I found an unusual behaviour while printing the PyTorch model graphs. I want to reason why it’s happening.

class Block(nn.Module):
    '''Depthwise conv + Pointwise conv'''
    def __init__(self, in_planes, out_planes, stride=1):
        super(Block, self).__init__()
        self.conv1 = nn.Conv2d(in_planes, in_planes, kernel_size=3, stride=stride, padding=1, groups=in_planes, bias=False)
        self.bn1 = nn.BatchNorm2d(in_planes)
        self.conv2 = nn.Conv2d(in_planes, out_planes, kernel_size=1, stride=1, padding=0, bias=False)
        self.bn2 = nn.BatchNorm2d(out_planes)
        self.relu = nn.ReLU(inplace=True)
    def forward(self, x):
        out = self.relu(self.bn1(self.conv1(x)))
        out = self.relu(self.bn2(self.conv2(out)))
        return out

class MobileNet(nn.Module):
    # (128,2) means conv planes=128, conv stride=2, by default conv stride=1
    cfg = [64, (128,2), 128, (256,2), 256, (512,2), 512, 512, 512, 512, 512, (1024,2), 1024]

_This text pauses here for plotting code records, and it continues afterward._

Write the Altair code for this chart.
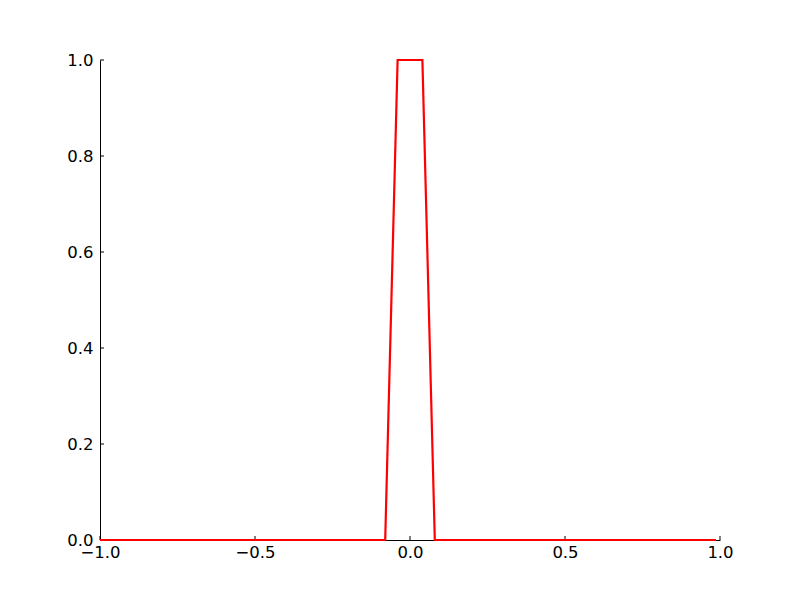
import altair as alt
import pandas as pd

# key points of the curve (x, y)
xs = [-1.0, -0.08, -0.04, 0.04, 0.08, 0.987]
ys = [0.0, 0.0, 1.0, 1.0, 0.0, 0.0]

xticks = [-1.0, -0.5, 0.0, 0.5, 1.0]
yticks = [0.0, 0.2, 0.4, 0.6, 0.8, 1.0]

line_df = pd.DataFrame({"x": xs, "y": ys})
xt_df = pd.DataFrame({"v": xticks})
yt_df = pd.DataFrame({"v": yticks})

FONT = "DejaVu Sans"
minus = "replace(datum.label, '-', '\u2212')"

xscale = alt.Scale(domain=[-1, 1], nice=False, zero=False)
yscale = alt.Scale(domain=[0, 1], nice=False, zero=False)

line = alt.Chart(line_df).mark_line(color="#ff0000", strokeWidth=2.2).encode(
    x=alt.X("x:Q", scale=xscale, title=None,
            axis=alt.Axis(values=xticks, format=".1f", labelExpr=minus, ticks=False,
                          grid=False, domainColor="black", domainWidth=1,
                          labelFont=FONT, labelFontSize=16.5, labelColor="black",
                          labelPadding=4, labelFlush=False)),
    y=alt.Y("y:Q", scale=yscale, title=None,
            axis=alt.Axis(values=yticks, format=".1f", ticks=False, grid=False,
                          domainColor="black", domainWidth=1,
                          labelFont=FONT, labelFontSize=16.5, labelColor="black",
                          labelPadding=7, labelFlush=False)),
)

xt = alt.Chart(xt_df).mark_rule(color="black", strokeWidth=1).encode(
    x=alt.X("v:Q", scale=xscale),
    y=alt.value(480), y2=alt.value(476),
)
yt = alt.Chart(yt_df).mark_rule(color="black", strokeWidth=1).encode(
    y=alt.Y("v:Q", scale=yscale),
    x=alt.value(0), x2=alt.value(4),
)

chart = alt.layer(xt, yt, line).properties(
    width=620, height=480,
    background="white",
    autosize=alt.AutoSizeParams(type="none"),
    padding={"left": 92, "top": 52, "right": 72, "bottom": 52},
).configure_view(stroke=None, strokeWidth=0)

chart.save("out.html", embed_options={"renderer": "svg", "actions": False})
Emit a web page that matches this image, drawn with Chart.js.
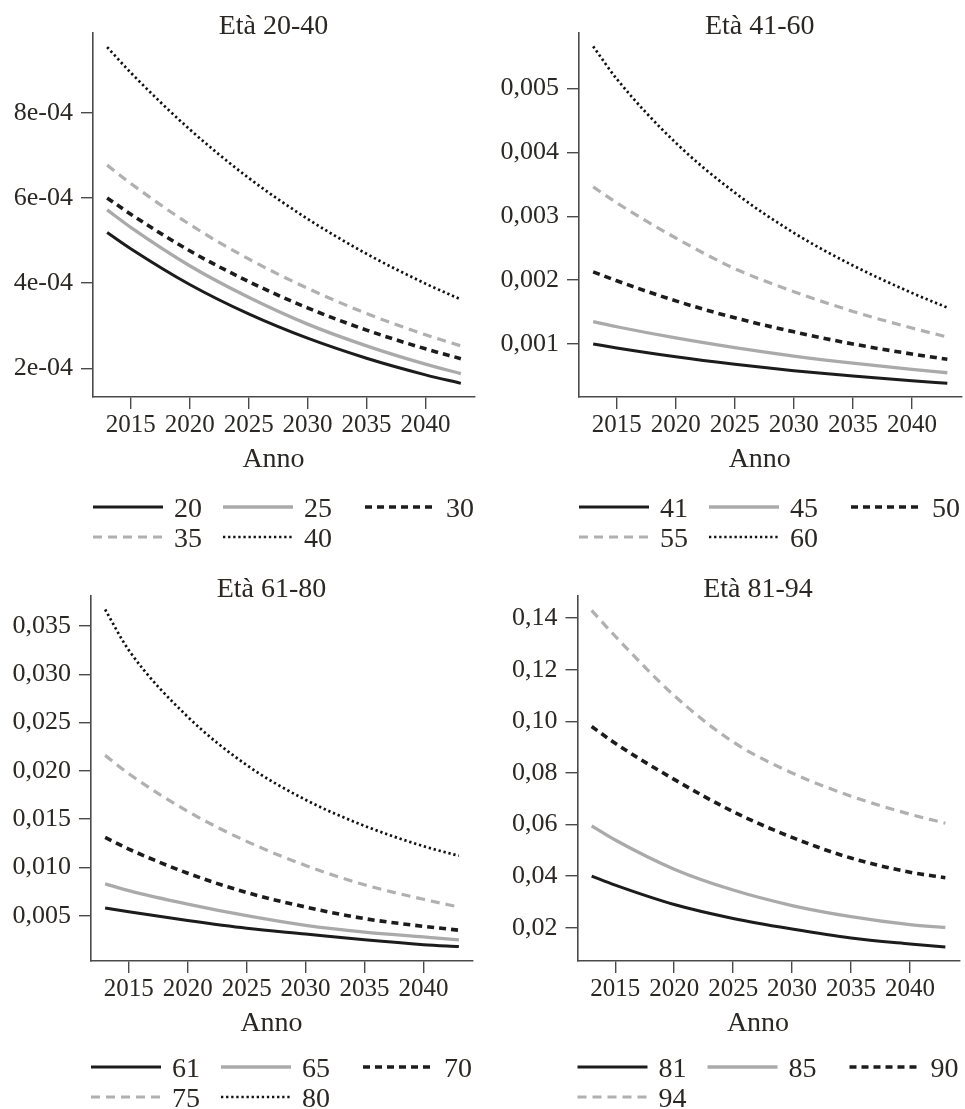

    def __init__(self, depth_mul = 1.0, num_classes=1000):
        super(MobileNet, self).__init__()
        self.depth_mul = depth_mul
        self.conv1 = nn.Conv2d(3, 32, kernel_size=3, stride=2, padding=1, bias=False)
        self.bn1 = nn.BatchNorm2d(32)
        self.layers = self._make_layers(in_planes=32)
        self.relu = nn.ReLU(inplace=True)
        self.linear = nn.Linear(int(1024 * self.depth_mul), num_classes)
        self.avgpool = nn.AvgPool2d(7)
    def _make_layers(self, in_planes):
        layers = []
        for x in self.cfg:
            out_planes = int(x * self.depth_mul) if isinstance(x, int) else int(x[0]*self.depth_mul)
            stride = 1 if isinstance(x, int) else x[1]
            layers.append(Block(in_planes, out_planes, stride))
            in_planes = out_planes
        return nn.Sequential(*layers)

    def forward(self, x):
        out = self.relu(self.bn1(self.conv1(x)))
        out = self.layers(out)
        out = self.avgpool(out)
        out = torch.flatten(out, start_dim=1)
        out = self.linear(out)
        return out

For the above code, when I give print(net), I get the following output.

MobileNet(
  (conv1): Conv2d(3, 32, kernel_size=(3, 3), stride=(2, 2), padding=(1, 1), bias=False)
  (bn1): BatchNorm2d(32, eps=1e-05, momentum=0.1, affine=True, track_running_stats=True)
  (layers): Sequential(
    (0): Block(
      (conv1): Conv2d(32, 32, kernel_size=(3, 3), stride=(1, 1), padding=(1, 1), groups=32, bias=False)
      (bn1): BatchNorm2d(32, eps=1e-05, momentum=0.1, affine=True, track_running_stats=True)
      (conv2): Conv2d(32, 64, kernel_size=(1, 1), stride=(1, 1), bias=False)
      (bn2): BatchNorm2d(64, eps=1e-05, momentum=0.1, affine=True, track_running_stats=True)
      (relu): ReLU(inplace=True)
    )
### ReLU is missing in between bn1 and layers

When I change the model code to

def __init__(self, depth_mul = 1.0, num_classes=1000):
        super(MobileNet, self).__init__()
        self.depth_mul = depth_mul
        self.conv1 = nn.Conv2d(3, 32, kernel_size=3, stride=2, padding=1, bias=False)
        self.bn1 = nn.BatchNorm2d(32)
        self.relu = nn.ReLU(inplace=True)
        self.layers = self._make_layers(in_planes=32)
        self.linear = nn.Linear(int(1024 * self.depth_mul), num_classes)
        self.avgpool = nn.AvgPool2d(7)

the output of print(net) becomes

MobileNet(
  (conv1): Conv2d(3, 32, kernel_size=(3, 3), stride=(2, 2), padding=(1, 1), bias=False)
  (bn1): BatchNorm2d(32, eps=1e-05, momentum=0.1, affine=True, track_running_stats=True)
  (relu): ReLU(inplace=True)
  (layers): Sequential(
    (0): Block(
      (conv1): Conv2d(32, 32, kernel_size=(3, 3), stride=(1, 1), padding=(1, 1), groups=32, bias=False)
      (bn1): BatchNorm2d(32, eps=1e-05, momentum=0.1, affine=True, track_running_stats=True)
      (conv2): Conv2d(32, 64, kernel_size=(1, 1), stride=(1, 1), bias=False)
      (bn2): BatchNorm2d(64, eps=1e-05, momentum=0.1, affine=True, track_running_stats=True)
      (relu): ReLU(inplace=True)
    )
## There is a ReLU layer between bn1 and layers.